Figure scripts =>
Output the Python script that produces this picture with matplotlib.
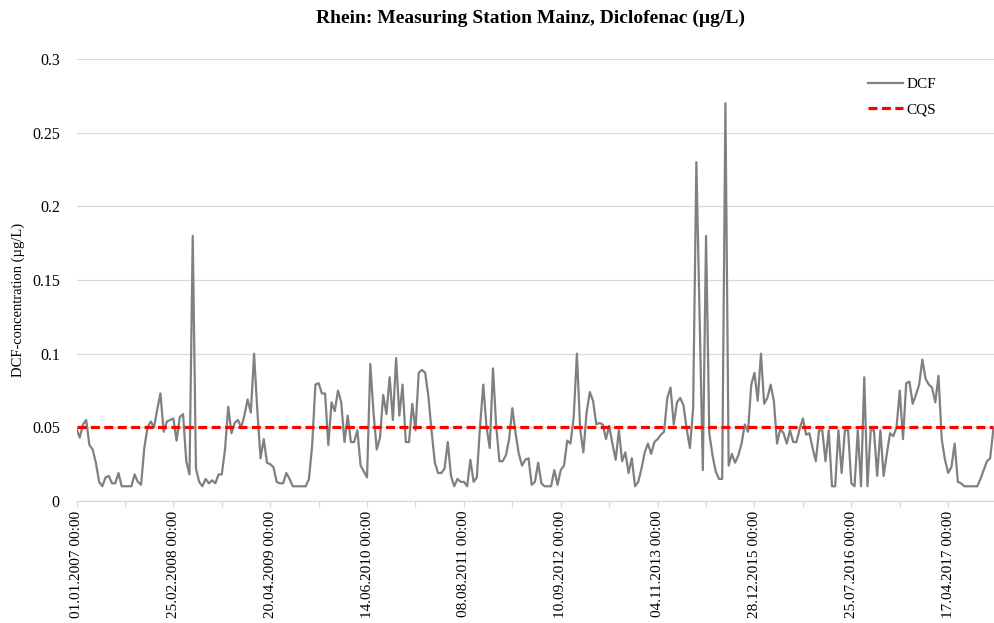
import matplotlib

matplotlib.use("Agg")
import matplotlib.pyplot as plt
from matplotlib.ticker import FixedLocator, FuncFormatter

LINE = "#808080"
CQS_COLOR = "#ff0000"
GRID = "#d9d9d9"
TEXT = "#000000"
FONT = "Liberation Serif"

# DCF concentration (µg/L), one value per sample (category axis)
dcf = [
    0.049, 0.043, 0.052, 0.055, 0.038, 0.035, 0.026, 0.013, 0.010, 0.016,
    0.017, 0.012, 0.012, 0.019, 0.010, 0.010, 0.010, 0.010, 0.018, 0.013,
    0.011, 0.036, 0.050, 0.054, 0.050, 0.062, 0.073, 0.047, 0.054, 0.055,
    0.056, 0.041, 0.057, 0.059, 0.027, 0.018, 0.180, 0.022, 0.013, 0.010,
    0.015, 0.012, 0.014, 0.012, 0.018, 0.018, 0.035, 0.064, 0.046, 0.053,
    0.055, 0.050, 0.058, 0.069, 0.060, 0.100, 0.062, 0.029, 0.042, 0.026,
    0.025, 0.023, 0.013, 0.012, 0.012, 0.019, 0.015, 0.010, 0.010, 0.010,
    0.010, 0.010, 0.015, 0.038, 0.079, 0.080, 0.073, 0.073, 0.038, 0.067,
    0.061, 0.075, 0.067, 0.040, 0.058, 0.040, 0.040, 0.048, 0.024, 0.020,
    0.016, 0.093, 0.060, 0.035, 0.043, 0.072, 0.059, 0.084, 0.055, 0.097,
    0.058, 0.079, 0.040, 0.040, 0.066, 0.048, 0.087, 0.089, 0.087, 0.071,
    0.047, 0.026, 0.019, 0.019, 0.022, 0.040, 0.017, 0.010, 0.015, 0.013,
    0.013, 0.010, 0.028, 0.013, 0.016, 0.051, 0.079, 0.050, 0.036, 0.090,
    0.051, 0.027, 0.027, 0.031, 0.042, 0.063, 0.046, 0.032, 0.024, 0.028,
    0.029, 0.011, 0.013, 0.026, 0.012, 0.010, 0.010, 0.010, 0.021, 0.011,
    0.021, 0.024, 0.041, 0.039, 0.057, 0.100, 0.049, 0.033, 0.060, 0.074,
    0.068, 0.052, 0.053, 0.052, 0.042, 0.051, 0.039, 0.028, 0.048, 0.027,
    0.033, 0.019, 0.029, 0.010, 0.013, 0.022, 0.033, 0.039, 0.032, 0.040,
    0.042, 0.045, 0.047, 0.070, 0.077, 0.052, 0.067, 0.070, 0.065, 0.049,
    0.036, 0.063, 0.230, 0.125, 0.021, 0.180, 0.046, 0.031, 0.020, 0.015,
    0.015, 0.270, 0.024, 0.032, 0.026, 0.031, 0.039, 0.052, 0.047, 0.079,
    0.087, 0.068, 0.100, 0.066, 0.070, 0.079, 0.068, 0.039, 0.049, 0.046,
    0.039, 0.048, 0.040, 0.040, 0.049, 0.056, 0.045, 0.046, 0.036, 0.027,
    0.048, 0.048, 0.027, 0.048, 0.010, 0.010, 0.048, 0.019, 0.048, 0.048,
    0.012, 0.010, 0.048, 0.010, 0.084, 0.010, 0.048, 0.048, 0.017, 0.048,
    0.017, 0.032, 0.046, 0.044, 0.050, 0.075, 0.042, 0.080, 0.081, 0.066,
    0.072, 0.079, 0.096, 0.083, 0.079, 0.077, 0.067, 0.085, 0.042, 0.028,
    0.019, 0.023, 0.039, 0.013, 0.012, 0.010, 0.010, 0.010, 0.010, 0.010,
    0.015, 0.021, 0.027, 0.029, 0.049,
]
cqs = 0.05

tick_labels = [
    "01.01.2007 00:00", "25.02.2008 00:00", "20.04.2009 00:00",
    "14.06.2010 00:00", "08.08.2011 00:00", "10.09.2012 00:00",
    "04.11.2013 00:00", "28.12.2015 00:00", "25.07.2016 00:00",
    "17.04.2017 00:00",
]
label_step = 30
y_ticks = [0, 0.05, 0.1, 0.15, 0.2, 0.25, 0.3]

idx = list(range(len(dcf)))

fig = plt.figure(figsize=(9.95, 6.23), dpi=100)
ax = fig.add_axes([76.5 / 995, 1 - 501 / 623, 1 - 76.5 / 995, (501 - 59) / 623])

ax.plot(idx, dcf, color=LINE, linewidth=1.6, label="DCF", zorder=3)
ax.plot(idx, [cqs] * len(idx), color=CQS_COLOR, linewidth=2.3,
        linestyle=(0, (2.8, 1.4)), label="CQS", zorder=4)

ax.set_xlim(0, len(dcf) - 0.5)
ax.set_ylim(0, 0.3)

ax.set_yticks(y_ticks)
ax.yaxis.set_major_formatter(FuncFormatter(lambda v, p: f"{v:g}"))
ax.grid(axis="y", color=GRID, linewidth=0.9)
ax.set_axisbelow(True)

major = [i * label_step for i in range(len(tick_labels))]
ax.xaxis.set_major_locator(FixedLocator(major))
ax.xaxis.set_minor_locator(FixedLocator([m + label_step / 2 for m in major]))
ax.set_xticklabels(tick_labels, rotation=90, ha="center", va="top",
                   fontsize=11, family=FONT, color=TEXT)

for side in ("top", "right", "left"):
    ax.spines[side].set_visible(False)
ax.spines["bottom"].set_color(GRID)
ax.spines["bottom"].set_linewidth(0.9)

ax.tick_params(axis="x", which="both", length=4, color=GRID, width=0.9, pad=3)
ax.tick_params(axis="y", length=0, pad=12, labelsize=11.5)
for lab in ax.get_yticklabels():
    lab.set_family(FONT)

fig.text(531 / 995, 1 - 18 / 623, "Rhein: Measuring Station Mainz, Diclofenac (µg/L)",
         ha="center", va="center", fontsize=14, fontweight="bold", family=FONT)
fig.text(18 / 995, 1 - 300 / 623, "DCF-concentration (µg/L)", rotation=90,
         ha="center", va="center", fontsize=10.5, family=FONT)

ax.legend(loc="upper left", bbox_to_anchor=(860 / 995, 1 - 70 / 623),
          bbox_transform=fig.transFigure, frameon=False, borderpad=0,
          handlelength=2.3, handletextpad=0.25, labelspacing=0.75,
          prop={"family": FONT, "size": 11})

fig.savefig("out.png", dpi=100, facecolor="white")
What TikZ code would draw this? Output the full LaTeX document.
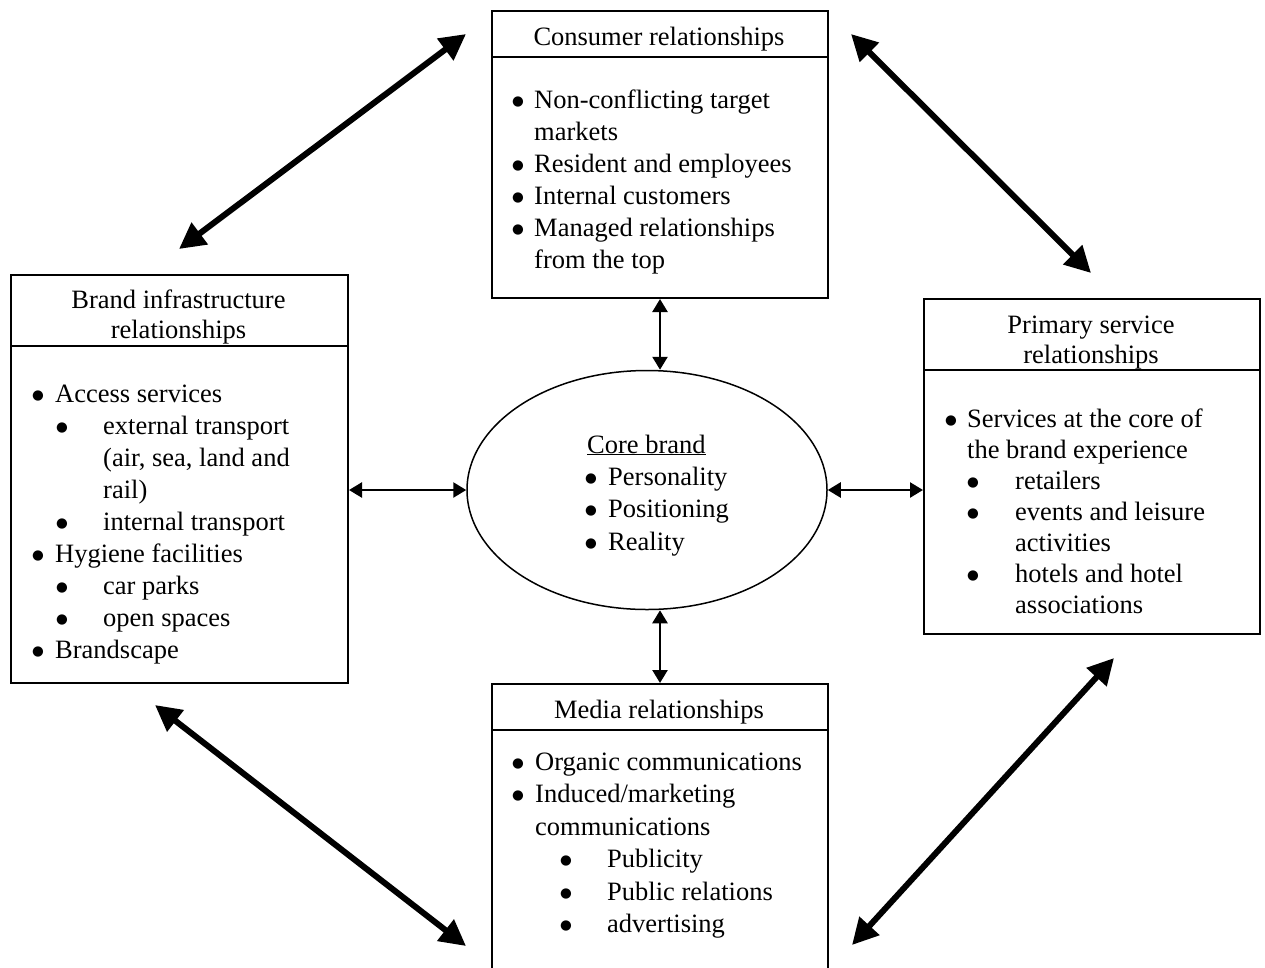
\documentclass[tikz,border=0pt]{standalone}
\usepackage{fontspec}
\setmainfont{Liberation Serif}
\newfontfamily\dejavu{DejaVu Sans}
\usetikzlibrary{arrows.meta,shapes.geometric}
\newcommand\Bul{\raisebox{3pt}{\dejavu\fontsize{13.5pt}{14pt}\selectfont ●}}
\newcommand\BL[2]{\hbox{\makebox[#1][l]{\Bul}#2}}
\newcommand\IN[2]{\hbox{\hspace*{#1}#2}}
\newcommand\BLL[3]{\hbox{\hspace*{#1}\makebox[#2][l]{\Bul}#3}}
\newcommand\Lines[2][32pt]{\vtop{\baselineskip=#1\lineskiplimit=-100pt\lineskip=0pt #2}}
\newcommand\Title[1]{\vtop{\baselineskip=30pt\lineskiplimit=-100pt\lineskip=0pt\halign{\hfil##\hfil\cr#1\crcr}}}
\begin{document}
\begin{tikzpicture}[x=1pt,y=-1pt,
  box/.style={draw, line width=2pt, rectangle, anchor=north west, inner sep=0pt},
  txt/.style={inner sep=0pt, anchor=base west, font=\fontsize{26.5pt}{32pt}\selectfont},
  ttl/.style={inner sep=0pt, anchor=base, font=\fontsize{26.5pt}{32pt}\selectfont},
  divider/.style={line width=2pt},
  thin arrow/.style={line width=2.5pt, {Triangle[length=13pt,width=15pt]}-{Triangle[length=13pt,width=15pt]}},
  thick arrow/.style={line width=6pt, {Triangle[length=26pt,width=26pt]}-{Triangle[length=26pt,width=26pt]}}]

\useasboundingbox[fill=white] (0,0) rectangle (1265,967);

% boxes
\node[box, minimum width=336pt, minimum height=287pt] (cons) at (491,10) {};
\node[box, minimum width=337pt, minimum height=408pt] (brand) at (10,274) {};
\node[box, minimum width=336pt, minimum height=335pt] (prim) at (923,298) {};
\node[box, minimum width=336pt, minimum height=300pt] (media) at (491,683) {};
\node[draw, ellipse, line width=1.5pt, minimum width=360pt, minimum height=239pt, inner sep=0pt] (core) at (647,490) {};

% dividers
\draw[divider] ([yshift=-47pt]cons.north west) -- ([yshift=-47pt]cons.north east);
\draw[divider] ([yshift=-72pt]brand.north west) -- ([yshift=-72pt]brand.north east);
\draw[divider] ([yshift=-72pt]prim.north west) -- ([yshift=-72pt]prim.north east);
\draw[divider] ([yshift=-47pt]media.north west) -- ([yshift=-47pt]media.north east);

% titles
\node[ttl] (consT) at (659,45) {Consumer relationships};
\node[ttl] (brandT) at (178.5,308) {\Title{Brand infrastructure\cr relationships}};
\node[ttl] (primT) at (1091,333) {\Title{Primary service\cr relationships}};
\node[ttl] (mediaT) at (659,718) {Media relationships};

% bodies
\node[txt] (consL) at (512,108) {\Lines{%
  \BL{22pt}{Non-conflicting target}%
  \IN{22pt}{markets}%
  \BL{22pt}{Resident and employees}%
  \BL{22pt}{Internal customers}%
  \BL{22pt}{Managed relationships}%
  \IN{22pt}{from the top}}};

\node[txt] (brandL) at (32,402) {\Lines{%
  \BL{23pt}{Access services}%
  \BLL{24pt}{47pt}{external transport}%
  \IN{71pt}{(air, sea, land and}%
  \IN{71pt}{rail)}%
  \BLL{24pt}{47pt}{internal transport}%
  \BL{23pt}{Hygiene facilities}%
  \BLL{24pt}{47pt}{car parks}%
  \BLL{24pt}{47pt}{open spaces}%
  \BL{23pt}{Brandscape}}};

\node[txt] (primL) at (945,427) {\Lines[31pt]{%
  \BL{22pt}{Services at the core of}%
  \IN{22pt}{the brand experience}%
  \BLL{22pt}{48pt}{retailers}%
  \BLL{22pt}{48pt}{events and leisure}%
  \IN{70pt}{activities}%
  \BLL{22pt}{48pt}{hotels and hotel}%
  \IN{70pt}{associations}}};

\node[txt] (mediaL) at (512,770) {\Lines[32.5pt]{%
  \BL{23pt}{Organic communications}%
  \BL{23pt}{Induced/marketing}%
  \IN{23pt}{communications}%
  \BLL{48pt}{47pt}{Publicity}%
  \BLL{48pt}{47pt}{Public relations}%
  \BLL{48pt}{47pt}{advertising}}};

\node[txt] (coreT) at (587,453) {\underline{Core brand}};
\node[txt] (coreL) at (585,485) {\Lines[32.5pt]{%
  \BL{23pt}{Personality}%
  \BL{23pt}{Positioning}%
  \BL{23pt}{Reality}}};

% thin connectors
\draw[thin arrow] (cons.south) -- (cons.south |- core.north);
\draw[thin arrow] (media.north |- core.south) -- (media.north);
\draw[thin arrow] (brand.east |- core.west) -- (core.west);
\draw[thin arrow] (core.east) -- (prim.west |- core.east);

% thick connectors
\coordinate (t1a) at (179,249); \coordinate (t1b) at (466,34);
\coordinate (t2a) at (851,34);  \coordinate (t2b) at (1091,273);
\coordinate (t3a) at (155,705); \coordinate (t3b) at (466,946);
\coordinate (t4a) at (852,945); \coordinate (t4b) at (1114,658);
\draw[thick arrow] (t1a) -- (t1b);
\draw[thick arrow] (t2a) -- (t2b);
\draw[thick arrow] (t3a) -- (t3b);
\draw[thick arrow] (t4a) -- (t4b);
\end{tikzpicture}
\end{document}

Set task => Lines containing the word "matplotlib" are to be counted in the listing; state their number alone.

Expected output => 5